The bombshell verdict felt like a watershed moment for Black queer progressives who have followed this case for years. When I first covered the initial calls for Buck to be charged, I received pushback from other liberals who felt that calling him out during the Trump era was a distraction from the larger issues at hand that could be weaponized against the LGBTQIA community. That reminded me of similar arguments made by members of the Black community when Bill Cosby and R. Kelly were accused of sexual abuse, and people calling for justice were told that their efforts could “tarnish the reputations” of such public figures.

But whatever happened to principle over politics, purpose over position? Four years of grassroots organizing, led by mostly Black and brown LGBTQIA people and our allies, revealed the lack of solidarity within the progressive world. Did Buck give lots of money to support Hillary Clinton and others who would have served our nation better than Republicans? Sure, but that doesn’t give him a free pass to exploit and prey on vulnerable Black men.

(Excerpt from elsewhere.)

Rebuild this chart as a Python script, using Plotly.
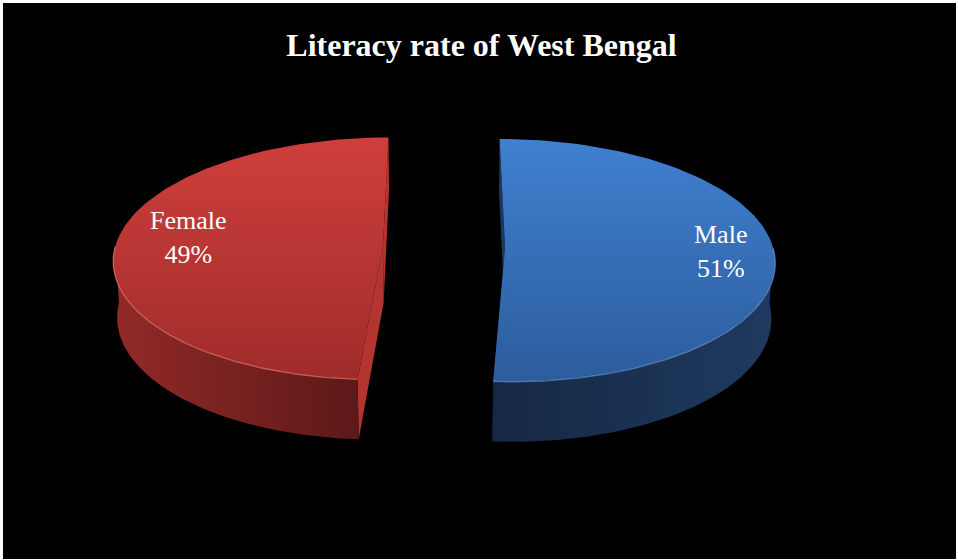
import numpy as np
import plotly.graph_objects as go

# ---------------- data ----------------
categories = ["Male", "Female"]
shares = [51, 49]
title_text = "Literacy rate of West Bengal"

# ---------------- style ----------------
top_colors = {"Male": ["#2c5c9c", "#3f80d0"], "Female": ["#9f2c2a", "#cf3f3c"]}
side_colors = {"Male": ["#152843", "#1f3a60"], "Female": ["#922a28", "#5c1918"]}
face_colors = {"Male": "#1d385c", "Female": "#b4342f"}
edge_colors = {"Male": "rgba(120,165,225,0.55)", "Female": "rgba(240,125,115,0.65)"}
FONT = "Times New Roman, Liberation Serif, serif"

W, H = 958, 560
X0, Y0 = 444.0, H - 247.4      # projected pie centre (pixel-like units, y up)
R = 268.0                       # radius
SINB, COSB = 0.448, 0.894       # view tilt
DIST = 9.0                      # perspective distance
THICK = 0.235                   # pie thickness
EXPLODE = 0.228                 # slice explosion
LABEL_R = {"Male": 0.80, "Female": 0.73}
LABEL_DY = {"Male": 0, "Female": 6}


def proj(u, w, h):
    u = np.asarray(u, float)
    w = np.asarray(w, float)
    h = np.asarray(h, float) * np.ones_like(u)
    z = w * COSB - h * SINB
    s = DIST / (DIST + z)
    return X0 + R * u * s, Y0 + R * (w * SINB + h * COSB) * s


total = float(sum(shares))
slices = []
start = 0.0
for cat, val in zip(categories, shares):
    span = 360.0 * val / total
    a1, a2 = start, start + span
    mid = np.radians((a1 + a2) / 2)
    cu, cw = EXPLODE * np.sin(mid), EXPLODE * np.cos(mid)
    slices.append(dict(cat=cat, val=val, a1=a1, a2=a2, mid=mid, cu=cu, cw=cw))
    start = a2


def arc(sl, b1, b2, h, n=120):
    ang = np.radians(np.linspace(b1, b2, n))
    return proj(sl["cu"] + np.sin(ang), sl["cw"] + np.cos(ang), h)


fig = go.Figure()


def poly(x, y, **kw):
    x = list(x) + [x[0]]
    y = list(y) + [y[0]]
    fig.add_trace(go.Scatter(x=x, y=y, mode="lines", fill="toself",
                             line=dict(width=0), hoverinfo="skip",
                             showlegend=False, **kw))


# 1) radial cut faces
for sl in slices:
    for a in (sl["a1"], sl["a2"]):
        r = np.radians(a)
        u = [sl["cu"], sl["cu"] + np.sin(r), sl["cu"] + np.sin(r), sl["cu"]]
        w = [sl["cw"], sl["cw"] + np.cos(r), sl["cw"] + np.cos(r), sl["cw"]]
        h = [0, 0, -THICK, -THICK]
        x, y = proj(u, w, h)
        poly(x, y, fillcolor=face_colors[sl["cat"]])

# 2) outer rims (front-facing part)
for sl in slices:
    b1, b2 = max(sl["a1"], 90.0), min(sl["a2"], 270.0)
    if b2 <= b1:
        continue
    xt, yt = arc(sl, b1, b2, 0.0)
    xb, yb = arc(sl, b1, b2, -THICK)
    x = np.concatenate([xt, xb[::-1]])
    y = np.concatenate([yt, yb[::-1]])
    poly(x, y, fillcolor=side_colors[sl["cat"]][0],
         fillgradient=dict(type="horizontal",
                           colorscale=[[0, side_colors[sl["cat"]][0]],
                                       [1, side_colors[sl["cat"]][1]]]))

# 3) top surfaces
for sl in slices:
    xa, ya = arc(sl, sl["a1"], sl["a2"], 0.0)
    xc, yc = proj([sl["cu"]], [sl["cw"]], 0.0)
    x = np.concatenate([xc, xa])
    y = np.concatenate([yc, ya])
    poly(x, y, fillcolor=top_colors[sl["cat"]][1],
         fillgradient=dict(type="vertical",
                           colorscale=[[0, top_colors[sl["cat"]][0]],
                                       [1, top_colors[sl["cat"]][1]]]))

# 4) highlight on the front top edge
for sl in slices:
    b1, b2 = max(sl["a1"], 90.0), min(sl["a2"], 270.0)
    if b2 <= b1:
        continue
    xt, yt = arc(sl, b1, b2, 0.0)
    fig.add_trace(go.Scatter(x=xt, y=yt, mode="lines",
                             line=dict(color=edge_colors[sl["cat"]], width=1.3),
                             hoverinfo="skip", showlegend=False))

# labels
for sl in slices:
    lr = LABEL_R[sl["cat"]]
    lx, ly = proj([sl["cu"] + lr * np.sin(sl["mid"])],
                  [sl["cw"] + lr * np.cos(sl["mid"])], 0.0)
    fig.add_annotation(x=float(lx[0]), y=float(ly[0]), xref="x", yref="y",
                       yshift=LABEL_DY[sl["cat"]],
                       text=f"{sl['cat']}<br>{sl['val']}%", showarrow=False,
                       xanchor="center", yanchor="middle",
                       font=dict(family=FONT, size=26, color="white"))

fig.update_layout(
    width=W, height=H,
    margin=dict(l=3, r=2, t=3, b=1, pad=0),
    paper_bgcolor="white", plot_bgcolor="black",
    title=dict(text=title_text, x=481.5 / W, xanchor="center",
               y=1 - 45 / H, yanchor="middle", yref="container",
               font=dict(family=FONT, size=32, color="white", weight="bold")),
    xaxis=dict(range=[3, 956], visible=False, fixedrange=True),
    yaxis=dict(range=[1, 557], visible=False, fixedrange=True),
    showlegend=False,
)

fig.write_html("out.html")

This verdict was an all-too-rare recognition that Black lives, even those of the queer and powerless, matter. Too often, sexual abuse of those who are both Black and queer does not receive nearly as much attention as the abuse of our white cis-het counterparts.

“Buck exerted power and control over his victims, typically targeting individuals who were destitute, homeless, or struggling with drug addiction,” the Department of Justice said Tuesday, after his conviction. “He exploited the wealth and power balance between them by offering his victims money to use drugs and to let Buck inject them with narcotics.”

I hope that prosecutors and reporters dedicate more time and attention to such crimes, and become aware of the ways that sexuality and race are both used to dismiss far too many victims. It’s a shame that two Black men had to die in a horrific and embarrassing manner for justice to finally be served. I’m left thinking about so many others who have not been believed, in life or in death, because their abuser was richer, whiter or, sadly, more “progressive.”

Progressives need to heighten our determination to call for more accountability, rather than silence.